I’ve known Joan Juliet Buck for more years than many of you have been alive. I’m an admirer of her memoir, The Price of Illusion.  The other day I read her oh-so-relevant Facebook post about the strikes in Hollywood. She saw very clearly that large numbers of people who once had jobs and creative roles and health care were now going to be gig workers, and this was not depressing to executives who made hundreds of millions of dollars on the creativity of others. As she wrote on Facebook:

The writers have always been jokes in Hollywood, viewed as greedy seasonal workers with outrageous delusions of entitlement and no power at all.
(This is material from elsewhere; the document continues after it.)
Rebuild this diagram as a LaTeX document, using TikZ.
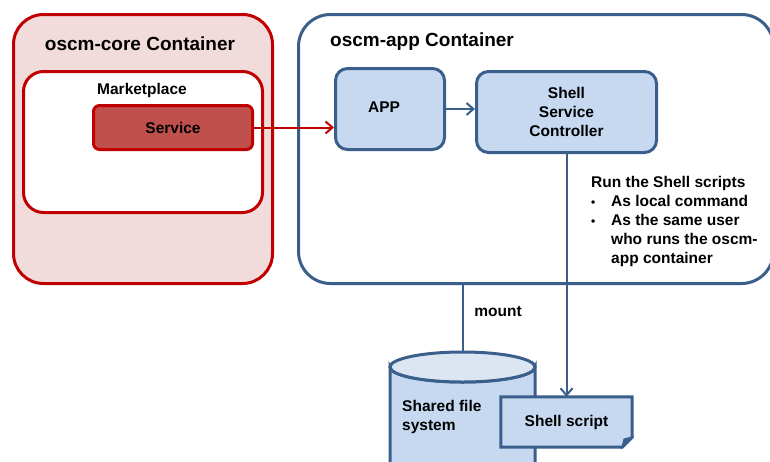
\documentclass[tikz,border=0pt]{standalone}
\usepackage{fontspec}
\setmainfont{Liberation Sans}
\usetikzlibrary{arrows.meta}
\definecolor{redline}{HTML}{C00000}
\definecolor{corefill}{HTML}{F2DCDB}
\definecolor{servfill}{HTML}{C0504D}
\definecolor{blueline}{HTML}{3A5F8B}
\definecolor{bluefill}{HTML}{C6D9F1}
\definecolor{bluetop}{HTML}{DCE6F2}
\begin{document}
\begin{tikzpicture}[x=1pt,y=-1pt,
  every node/.style={font=\fontsize{15.5}{19}\selectfont\bfseries, inner sep=0pt},
  redbox/.style={draw=redline, line width=3pt, rounded corners=#1},
  bluebox/.style={draw=blueline, line width=3pt, fill=bluefill, rounded corners=#1},
  conn/.style={line width=2pt, -{Straight Barb[length=7pt,width=12pt]}},
  title/.style={font=\fontsize{19}{23}\selectfont\bfseries}
]
\useasboundingbox (0,0) rectangle (770,461);
\clip (0,0) rectangle (770,461);
\fill[white] (0,0) rectangle (770,461);

% oscm-core container
\node[redbox=30pt, fill=corefill, minimum width=259pt, minimum height=269pt] (core) at (143,149) {};
\node[title] (coretitle) at (140,44) {oscm-core Container};
\node[redbox=20pt, fill=white, minimum width=239pt, minimum height=141pt] (market) at (143,142) {};
\node (markettxt) at (142,90) {Marketplace};
\node[redbox=6pt, fill=servfill, minimum width=159pt, minimum height=44pt] (service) at (173,127.5) {Service};

% oscm-app container
\node[draw=blueline, line width=3pt, rounded corners=32pt, fill=white, minimum width=475pt, minimum height=269pt] (app) at (536,149) {};
\node[title, anchor=west] (apptitle) at (330,42) {oscm-app Container};
\node[bluebox=12pt, minimum width=109pt, minimum height=81pt] (APP) at (390,109) {};
\node (apptxt) at (384,107) {APP};
\node[bluebox=12pt, minimum width=180pt, minimum height=81pt, align=center] (ssc) at (566.5,112) {Shell\\Service\\Controller};

\node[anchor=north west, align=left] (runtxt) at (591,176)
  {Run the Shell scripts\\
   \makebox[20pt][l]{\fontsize{12}{19}\selectfont•}As local command\\
   \makebox[20pt][l]{\fontsize{12}{19}\selectfont•}As the same user\\
   \hspace*{20pt}who runs the oscm-\\
   \hspace*{20pt}app container};

% shared file system cylinder
\coordinate (fstop) at (463,352);
\filldraw[draw=blueline, line width=3pt, fill=bluefill]
  (390,367) -- (390,478) arc[start angle=180, end angle=360, x radius=72.5pt, y radius=15pt] -- (535,367)
  arc[start angle=0, end angle=180, x radius=72.5pt, y radius=-15pt] -- cycle;
\filldraw[draw=blueline, line width=3pt, fill=bluetop] (462.5,367) ellipse[x radius=72.5pt, y radius=15pt];
\node[anchor=west, align=left] (fstxt) at (402,417) {Shared file\\system};

% shell script document
\node[minimum width=131pt, minimum height=50pt] (ss) at (566.5,422) {};
\filldraw[draw=blueline, line width=3pt, fill=bluefill, line join=miter]
  (ss.north west) -- (ss.north east) -- ([yshift=10pt]ss.south east) -- ([xshift=-10pt]ss.south east) -- (ss.south west) -- cycle;
\filldraw[draw=blueline, line width=1.5pt, fill=blueline]
  ([yshift=10pt]ss.south east) -- ([xshift=-10pt]ss.south east) -- ([xshift=-8pt,yshift=8pt]ss.south east) -- cycle;
\node (sstxt) at (ss.center) {Shell script};

% connectors
\draw[conn, draw=redline] (service.east) -- (service.east -| APP.west);
\draw[conn, draw=blueline] (APP.east) -- (APP.east -| ssc.west);
\draw[conn, draw=blueline] (ssc.south) -- (ss.north);
\draw[line width=2pt, draw=blueline] (app.south -| fstop) -- (fstop);
\node (mount) at (498,312) {mount};
\end{tikzpicture}
\end{document}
There’s a sorry old joke about the starlet who was so clueless that she slept with the writer, instead of who she should’ve slept with —the producer, the director, the costar, a studio executive, or the studio head.

This nasty old joke demonstrates one sad truth: people with power fear and mock people with talent and brains, treat them like shit and use them up in exchange for sums of money that look big to the talented, but to the powerful look like coins they’d throw at street beggars … In Hollywood: everything is judged by money and success. Thus CEOs are bigger, better, brighter, definitely more immortal than mere writers and actors.. The vertiginous salary disparity between that CEO turkey earning $246 million a year and screenwriters earning about $12.50 an hour demands something a little meatier than strike action.

I commented on Joan’s post: This is too obvious a solution to be attempted: low-budget films about real people in real situations, played by stars for modest money and credible percentages.

Joan replied: Well, that’s how we first discovered Jennifer Lawrence, scrabbling through winter woods as a teenager. That was before she got franchised into “Hunger Games.”

And that was when I remembered the classic example: “Winter’s Bone.” From my review:

It was made for $2 million, it grossed only $13 million. If the film is remembered at all, it’s because it launched Jennifer Lawrence. It did much more than that. It premiered at the 2010 Sundance Film Festival, and went on to claim its Grand Jury Prize. It was nominated for four Oscars, including Best Picture, Best Actress (Jennifer Lawrence), Best Supporting Actor (John Hawkes) and Best Adapted Screenplay. The screenplay nomination went to Debra Granik, the director, and her co-writer. [To watch the preview, click here. To stream the movie on Amazon Prime, click here.]

Her next movie, “Leave No Trace,” is just as good as “Winter’s Bone.” From the Times review:

In “Leave No Trace,” Ms. Granik follows a father and daughter into the wilderness of the Pacific Northwest, in a story overflowing with compassion though as harrowing as “Winter’s Bone.” Ben Foster plays a veteran with PTSD, living off the grid with his teenage daughter (the New Zealand actress Thomasin Harcourt McKenzie) in a state forest outside of Portland, Oregon, until a mistake brings them to the attention of social services and forces their reintroduction into civilization…. She has found another star in the making with Ms. McKenzie, whose naturalism and maturity gently bubble up as she navigates the delicate equilibrium between her love for her father — still fighting a war of his own — and her need for something greater than their fragile existence can provide. [Here’s the trailer. To stream the film from Amazon Prime, click here. ]

The Debra Granik Fan Club doesn’t meet. Members pay no dues. But when the conversation turns to Jennifer Lawrence or Thomasin Harcourt McKenzie or Debra Granik,  we exchange knowing glances. Join us?